A Gravitational Wave Background from Reheating after Hybrid Inflation

TL;DR

This work analyzes the stochastic gravitational-wave background produced during reheating after hybrid inflation, focusing on three successive stages: tachyonic preheating, bubble-like collisions, and turbulence. Using a TT-projection formalism and non-perturbative lattice simulations, the authors evolve the coupled scalar-field and metric perturbation dynamics, justifying a classical approximation for the highly occupied long-wavelength modes. They find that the GW signal can be substantial for GUT-scale inflation at frequencies around 10^7–10^9 Hz, but only low-scale hybrid inflation yields signals potentially detectable by future detectors such as BBO or DECIGO, with a distinct spectral shape tied to the reheating dynamics. The study also cross-validates chaotic-inflation reheating results, reinforcing the method's applicability and highlighting the GW background as a probe of the inflationary paradigm and the physics of reheating.

Abstract

The reheating of the universe after hybrid inflation proceeds through the nucleation and subsequent collision of large concentrations of energy density in the form of bubble-like structures moving at relativistic speeds. This generates a significant fraction of energy in the form of a stochastic background of gravitational waves, whose time evolution is determined by the successive stages of reheating: First, tachyonic preheating makes the amplitude of gravity waves grow exponentially fast. Second, bubble collisions add a new burst of gravitational radiation. Third, turbulent motions finally sets the end of gravitational waves production. From then on, these waves propagate unimpeded to us. We find that the fraction of energy density today in these primordial gravitational waves could be significant for GUT-scale models of inflation, although well beyond the frequency range sensitivity of gravitational wave observatories like LIGO, LISA or BBO. However, low-scale models could still produce a detectable signal at frequencies accessible to BBO or DECIGO. For comparison, we have also computed the analogous gravitational wave background from some chaotic inflation models and obtained results similar to those found by other groups. The discovery of such a background would open a new observational window into the very early universe, where the details of the process of reheating, i.e. the Big Bang, could be explored.

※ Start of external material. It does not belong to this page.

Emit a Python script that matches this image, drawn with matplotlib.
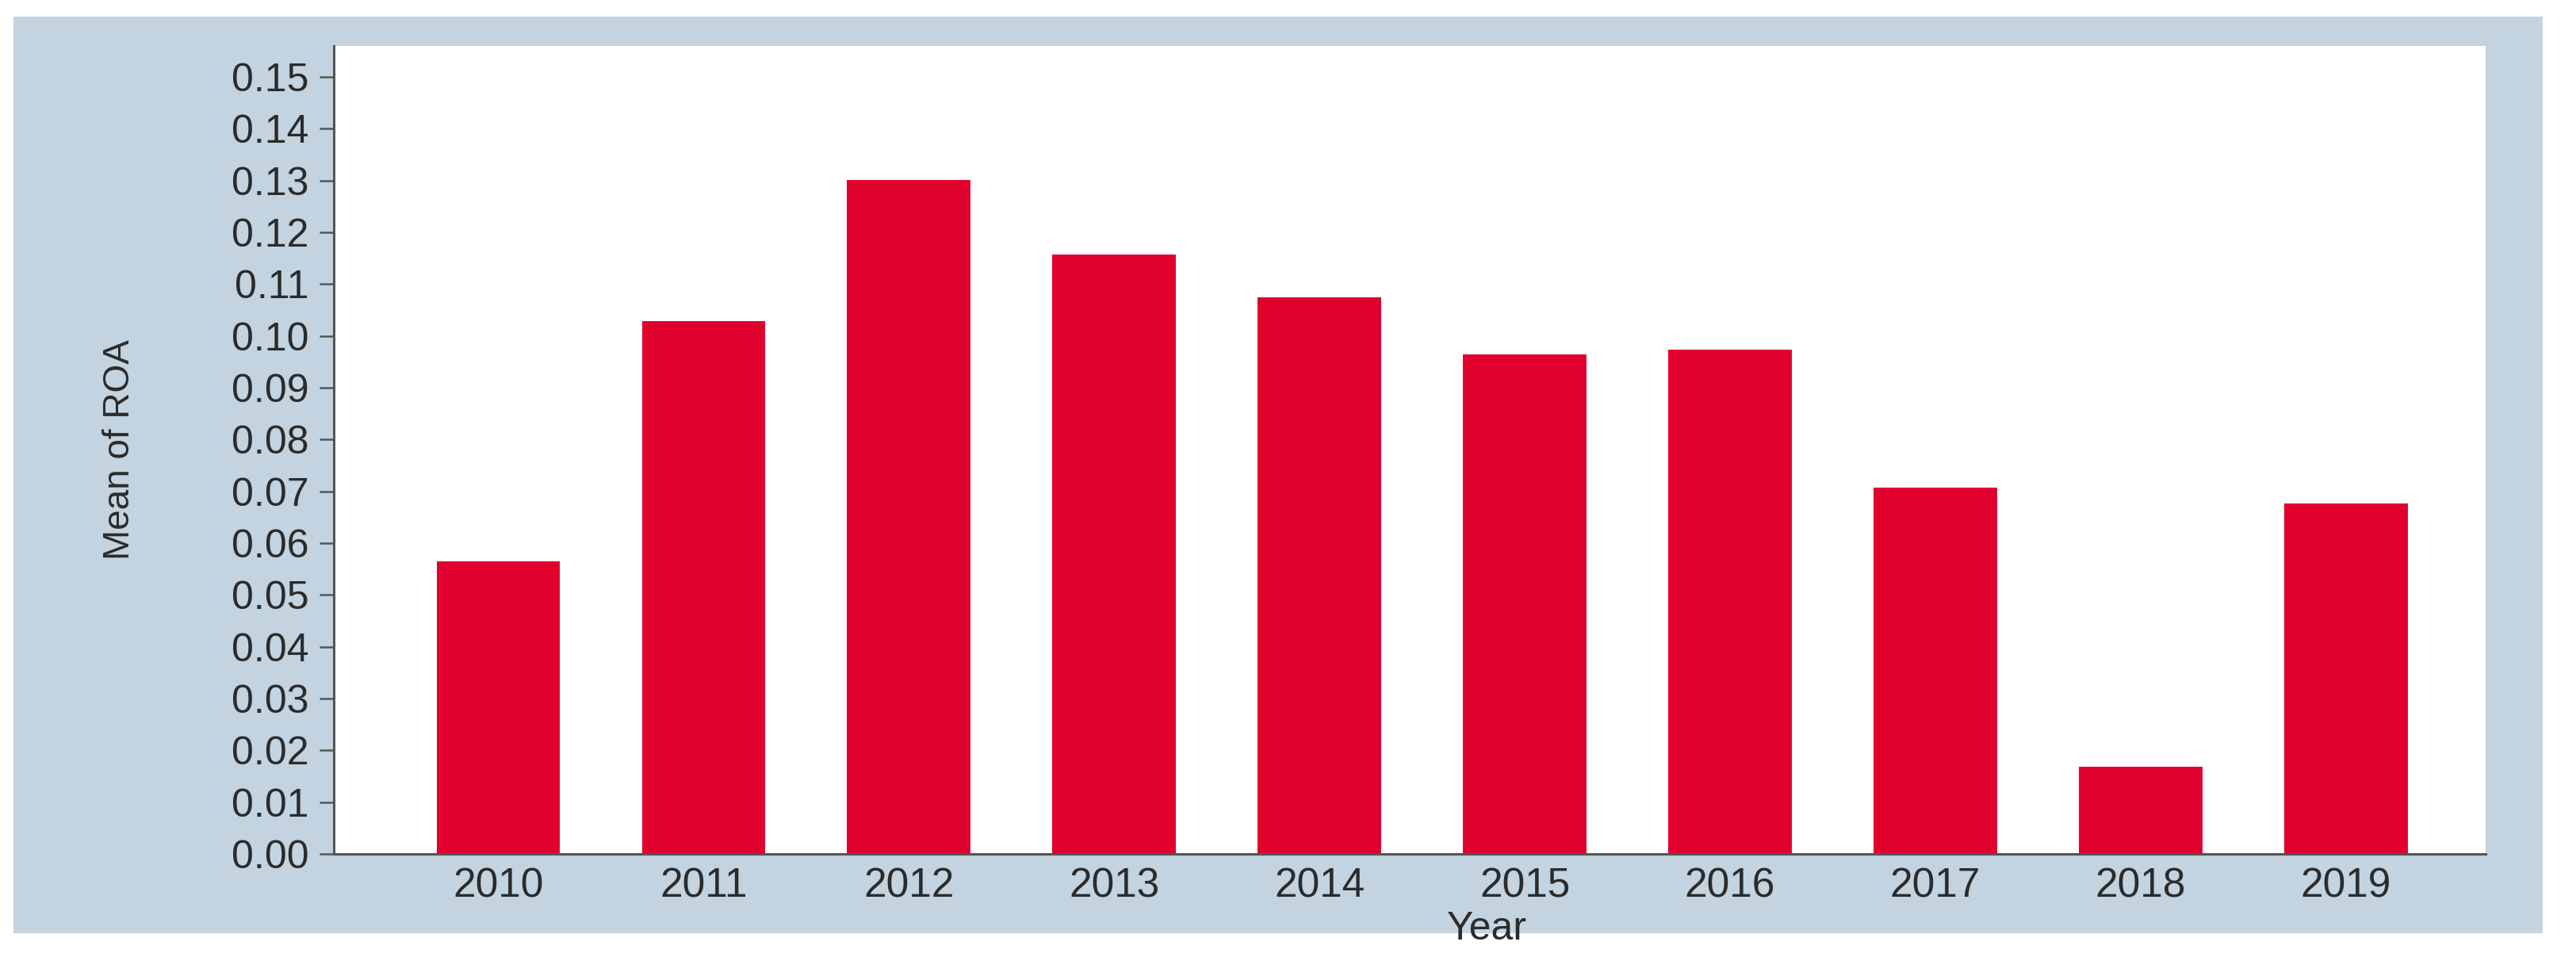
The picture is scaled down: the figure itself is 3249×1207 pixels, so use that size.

Moreover, it could also serve in the future as a new experimental tool for testing the Inflationary Paradigm.

Figures (18)

• Figure 1: Time evolution of the mean field values of the Higgs and the Inflaton, the former normalized to its v.e.v., the latter normalized to its critical value $\chi_{0} = \rm{m/g}$. This is just a specific realization with $N = 128$, $p_{\rm min} = 0.1m$, $a = 0.48m^{-1}$, $v = 10^{-3}M_p$ and $g^2 = 2\lambda = 0.25$.
• Figure 2: The time evolution of the different types of energy (kinetic, gradient, potential, anisotropic components and gravitational waves for different lattices), normalized to the initial vacuum energy, after hybrid inflation, for a model with $v=10^{-3}\,M_P$. One can clearly distinguish here three stages: tachyonic growth, bubble collisions and turbulence.
• Figure 3: We show here the comparison between the power spectrum of gravitational waves obtained with increasing lattice resolution, to prove the robustness of our method. The different realizations are characterized by the the minimum lattice momentum (p$_{\rm min}$) and the lattice spacing (ma). The growth is shown in steps of $m\Delta t = 1$ up to $mt = 30$, and then in and $m\Delta t = 5$ steps up to $mt = 60$.
• Figure 4: The tachyonic growth of the Higgs' spectrum, from $mt=5$ to $mt=10$. We compare simulations of different sizes ($p_{\rm min} = 0.01 - 0.03$) and $N=256$, with the anaylitical expressions.
• Figure 5: The Fourier transform of the anisotropic stress tensor. We compare the numerical simulations of $\Pi_{11}(k,t)$ for $p_{\rm min} = 0.01$ with the analytical expressions (dashed lines) for $mt=5 - 10$, i.e. during the tachyonic growth. The small deviations at $k\leq m$ are simulation artifacts due to the initial UV cut-off implementation and soon disappear.